После этого нисколько не удивительно, если Константин, сделавшись императором крайнего запада по смерти Констанция, в 306 году, под живым впечатлением только что виденного им гонения, счел первым делом объявить в своих областях свободу христианского исповедания. (Лактанций. Там же, гл. 24).
Условия жизни императора Константина, рассказанные нами доселе, имели в общем то благодетельное следствие, что воспитали в нем благорасположенность к христианству, побудили его навсегда отказаться от преследований на христиан и ценить их как усердных подданных. Этим определялась для Константина политика мира в отношении к христианам. Тем не менее и сделавшись императором крайнего Запада, на место отца своего Констанция, Константин еще не был христианином и не пришел к мысли, что ему нужно сделаться христианином. В душе его еще происходила борьба идей старых, языческих, с новыми, христианскими. И неизвестно, долго ли бы душа его осталась в колеблющемся, нерешительном положении, если бы грозные и трудные обстоятельства не склонили его искать помощи у Бога христианского, а этот Бог дивным образом не утвердил его в этом решении. В 312 году Константин решился предпринять военный поход против Римского императора Максенция.
Целью этого похода частью были виды филантропические. Константин хотел исхитить Рим из рук тирана. Поход представлял трудности неодолимые: самому популярному полководцу, любимому войсками, нелегко было заставить Римскую армию войти с мечом в сердце Италии, внести войну на священную для язычников почву Рима, сделать нападение на Капитолий. Подобное предприятие обыкновенно производило в Римских войсках глубокий ропот неудовольствия. Случалось, что армии рассеивались под тем предлогом, что они не могут сражаться против Рима. Константин не мог освободиться от чувства невольного страха, предпринимая поход на Италию. При том же Константин никогда не был и не видал Рима, который потому ему казался каким-то грозным исполином. Наконец, Константину было известно, что войско, которым располагал его противник Максенций, было многочисленнее его войска. Поход на Италию представлялся делом очень смелым и рискованным. Надеяться на одни человеческие силы и средства было недостаточно. В Константине являлось искреннее желание искания помощи сверхъестественной. Вот как Евсевий описывает состояние духа Константина в виду грозных обстоятельств, в каких находился он теперь. Константин «стал думать, какого Бога призвать бы к себе на помощь. При решении сего вопроса ему пришло на мысль, что немалое число прежних державных лиц, возложив свою надежду на многих богов и служа им жертвами и дарами, были вводимы в обман льстивыми оракулами, обольщались благоприятными предсказаниями и оканчивали свое дело неблагоприятно. Константин основательно рассуждал, что полагавшиеся на многих богов, подвергались и многим бедствиям». В этих размышлениях Константина уже высказалось полное неверие в языческих богов; сердце его далеко отстояло от них. Язычество представлялось ему ложью, сплетением обманов. Тогда его мысли переносились к политическим переворотам, которых он был свидетелем; ему живо представлялось, что в самое короткое время погибли уже трое из лиц, разделявших вместе с ним верховную власть в империи. Все они имели постыдный конец. После этих размышлений, по словам Евсевия, Константин решил, что не следует «попусту держаться богов несуществующих, и после стольких доказательств оставаться в заблуждении». (Евсевий. Жизнь Константина, кн. 1, гл. 27).
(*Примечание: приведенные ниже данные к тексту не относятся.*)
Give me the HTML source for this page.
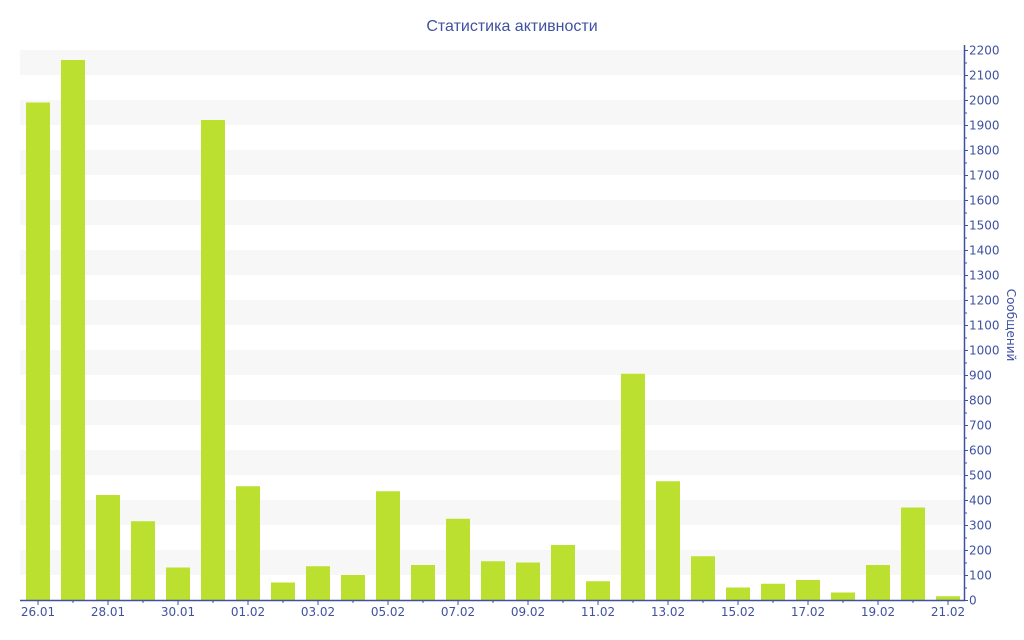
<!DOCTYPE html>
<html><head><meta charset="utf-8"><style>body{margin:0;background:#fff}svg{display:block;font-family:"DejaVu Sans","Liberation Sans",sans-serif}</style></head><body>
<svg id="c" width="1024" height="640" xmlns="http://www.w3.org/2000/svg">
<text x="512" y="31" text-anchor="middle" font-size="16" fill="#3f51a0" font-family="Liberation Sans, sans-serif">Статистика активности</text>
<g id="bands"></g><g id="bars"></g><g id="axis"></g>
<text transform="translate(1007,325) rotate(90)" text-anchor="middle" font-size="12" fill="#3f51a0">Сообщений</text>
</svg>
<script>
const ns="http://www.w3.org/2000/svg";
function el(p,t,a,txt){const e=document.createElementNS(ns,t);for(const k in a)e.setAttribute(k,a[k]);if(txt!=null)e.textContent=txt;document.getElementById(p).appendChild(e);}
const y=v=>600-v*0.25;
for(let v=100;v<2200;v+=200)el("bands","rect",{x:20,y:y(v+100),width:944,height:25,fill:"#f7f7f7"});
const vals=[1990,2160,420,315,130,1920,455,70,135,100,435,140,325,155,150,220,75,905,475,175,50,65,80,30,140,370,15];
const labels=["26.01","28.01","30.01","01.02","03.02","05.02","07.02","09.02","11.02","13.02","15.02","17.02","19.02","21.02"];
vals.forEach((v,i)=>el("bars","rect",{x:26+i*35,y:y(v),width:24,height:v*0.25,fill:"#bce02f"}));
el("axis","line",{x1:20,y1:600.5,x2:965,y2:600.5,stroke:"#3f51a0","stroke-width":1.5});
el("axis","line",{x1:964.5,y1:45,x2:964.5,y2:601,stroke:"#3f51a0","stroke-width":1.5});
for(let v=0;v<=2200;v+=50){const maj=v%100==0;el("axis","line",{x1:964,y1:y(v)+.5,x2:maj?968:967,y2:y(v)+.5,stroke:"#3f51a0"});if(maj)el("axis","text",{x:969,y:y(v)+4.5,"font-size":12,fill:"#3f51a0"},v);}
labels.forEach((l,i)=>{const x=38+i*70;el("axis","line",{x1:x,y1:600,x2:x,y2:605,stroke:"#3f51a0"});el("axis","text",{x:x,y:616,"font-size":12,fill:"#3f51a0","text-anchor":"middle"},l);});
for(let i=1;i<27;i+=2){const x=38+i*35;el("axis","line",{x1:x,y1:600,x2:x,y2:603,stroke:"#3f51a0"});}
</script>
</body></html>
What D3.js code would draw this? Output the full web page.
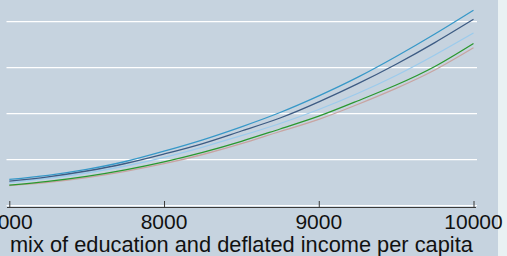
<!DOCTYPE html>
<html lang="en">
  <head>
    <meta charset="UTF-8" />
    <title>Curves by income mix</title>
    <script src="https://d3js.org/d3.v7.min.js"></script>
    <style>
      body { margin: 0; background: #c6d3df; }
      svg { display: block; }
    </style>
  </head>
  <body>
    <div id="chart"></div>

    <script>
      const xValues = [7000, 7250, 7500, 7750, 8000, 8250, 8500, 8750, 9000, 9250, 9500, 9750, 10000];
      const xTicks = [7000, 8000, 9000, 10000];
      const yTicks = [0, 2, 4, 6, 8];

      const teal = [1.143, 1.322, 1.578, 1.922, 2.37, 2.865, 3.43, 4.052, 4.774, 5.578, 6.487, 7.465, 8.5];
      const navy = [1.072, 1.257, 1.509, 1.835, 2.248, 2.704, 3.248, 3.813, 4.513, 5.296, 6.152, 7.091, 8.104];
      const lightBlue = [1.009, 1.191, 1.422, 1.726, 2.104, 2.552, 3.043, 3.574, 4.183, 4.878, 5.661, 6.552, 7.509];
      const green = [0.898, 1.061, 1.278, 1.561, 1.909, 2.322, 2.8, 3.335, 3.891, 4.552, 5.248, 6.052, 7.052];
      const pink = [0.874, 1.017, 1.222, 1.496, 1.826, 2.226, 2.696, 3.226, 3.757, 4.4, 5.104, 5.9, 6.865];

      const series = [
        { name: "pink", values: pink, color: "#c8a4a2" },
        { name: "green", values: green, color: "#2a982e" },
        { name: "lightBlue", values: lightBlue, color: "#9ccbec" },
        { name: "navy", values: navy, color: "#3d5b83" },
        { name: "teal", values: teal, color: "#3798c8" },
      ];

      const width = 507,
        height = 256;

      const svg = d3
        .select("#chart")
        .append("svg")
        .attr("width", width)
        .attr("height", height);

      // background and lighter strip on the right
      svg.append("rect").attr("width", width).attr("height", height).attr("fill", "#c6d3df");
      svg.append("rect").attr("x", 498).attr("width", width - 498).attr("height", height).attr("fill", "#e9f1f3");

      const x = d3.scaleLinear().domain([7000, 10000]).range([9.3, 473.5]);
      const y = d3.scaleLinear().domain([0, 8]).range([205.7, 21.7]);

      // white gridlines
      svg
        .append("g")
        .selectAll("line")
        .data(yTicks)
        .join("line")
        .attr("x1", 6.5)
        .attr("x2", 477)
        .attr("y1", (d) => y(d))
        .attr("y2", (d) => y(d))
        .attr("stroke", "#ffffff")
        .attr("stroke-width", 1.3);

      // curves
      const line = d3
        .line()
        .x((d, i) => x(xValues[i]))
        .y((d) => y(d))
        .curve(d3.curveNatural);

      svg
        .append("g")
        .selectAll("path")
        .data(series)
        .join("path")
        .attr("d", (d) => line(d.values))
        .attr("fill", "none")
        .attr("stroke", (d) => d.color)
        .attr("stroke-width", 1.3);

      // x axis: ticks point up into the plot
      const xAxis = svg
        .append("g")
        .attr("transform", "translate(0,207.5)")
        .call(d3.axisTop(x).tickValues(xTicks).tickSize(6.5).tickFormat(d3.format("d")).tickSizeOuter(0));
      xAxis.select(".domain").remove();
      xAxis.selectAll(".tick line").attr("stroke", "#3a3a3a");
      xAxis.selectAll(".tick text").remove();
      xAxis
        .append("line")
        .attr("x1", 7)
        .attr("x2", 476)
        .attr("stroke", "#3a3a3a")
        .attr("stroke-width", 1.2);

      svg
        .append("g")
        .selectAll("text")
        .data(xTicks)
        .join("text")
        .attr("x", (d) => x(d))
        .attr("y", 228.5)
        .attr("text-anchor", "middle")
        .attr("font-family", "Liberation Sans, Arial, sans-serif")
        .attr("font-size", 21)
        .attr("fill", "#111")
        .text((d) => d);

      svg
        .append("text")
        .attr("x", (x(7000) + x(10000)) / 2)
        .attr("y", 251.5)
        .attr("text-anchor", "middle")
        .attr("font-family", "Liberation Sans, Arial, sans-serif")
        .attr("font-size", 21.8)
        .attr("fill", "#111")
        .text("mix of education and deflated income per capita");
    </script>
  </body>
</html>
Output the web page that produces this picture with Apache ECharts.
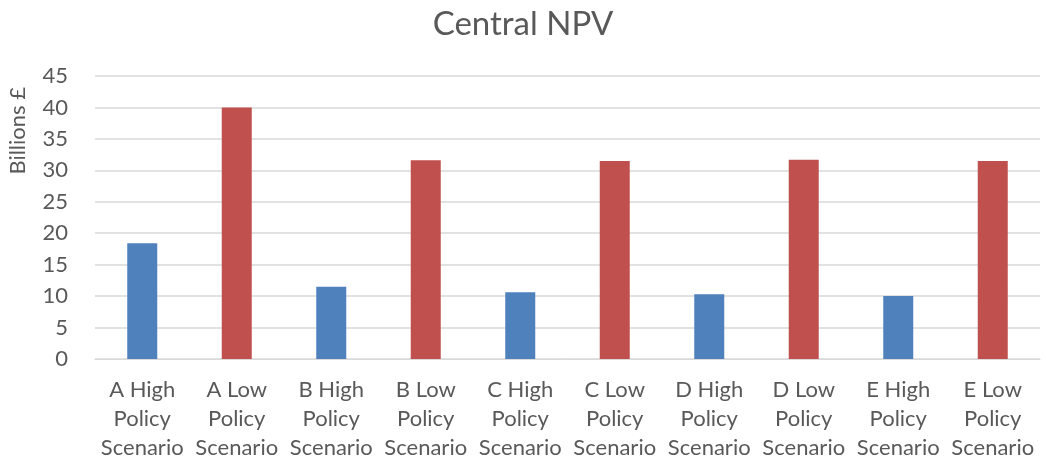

Мысль Константина искала в небесах истинного Бога, верного помощника в бранях. Константину тем необходимее было противопоставить силе Максенция какую-либо новую силу, что этот последний употребил все меры, чтобы заручиться покровительством богов языческих; он советовался с сивиллиными книгами, гадал по внутренностям беременных женщин, приносил в жертву львов; «этими способами он надеялся на одержание победы». (Евсевий. Жизнь Константина, кн. 1, гл. 36. Лактанций. О смерти гонителей, гл. 44).
Чем более Максенций обставлял себя религиозными церемониями, тем более и Константин, со своей стороны, потеряв веру в силу языческих богов, однако же религиозным упованием своего врага должен был противопоставить подобные же упования.
Но мысленный взор Константина, отвращаясь от веры в язычество и не имея веры в христианского Бога, тщетно блуждал по сторонам. Единственно, на чем мог Константин остановиться мыслью, это был Бог отца его Констанция, единый и верховный владыка всего.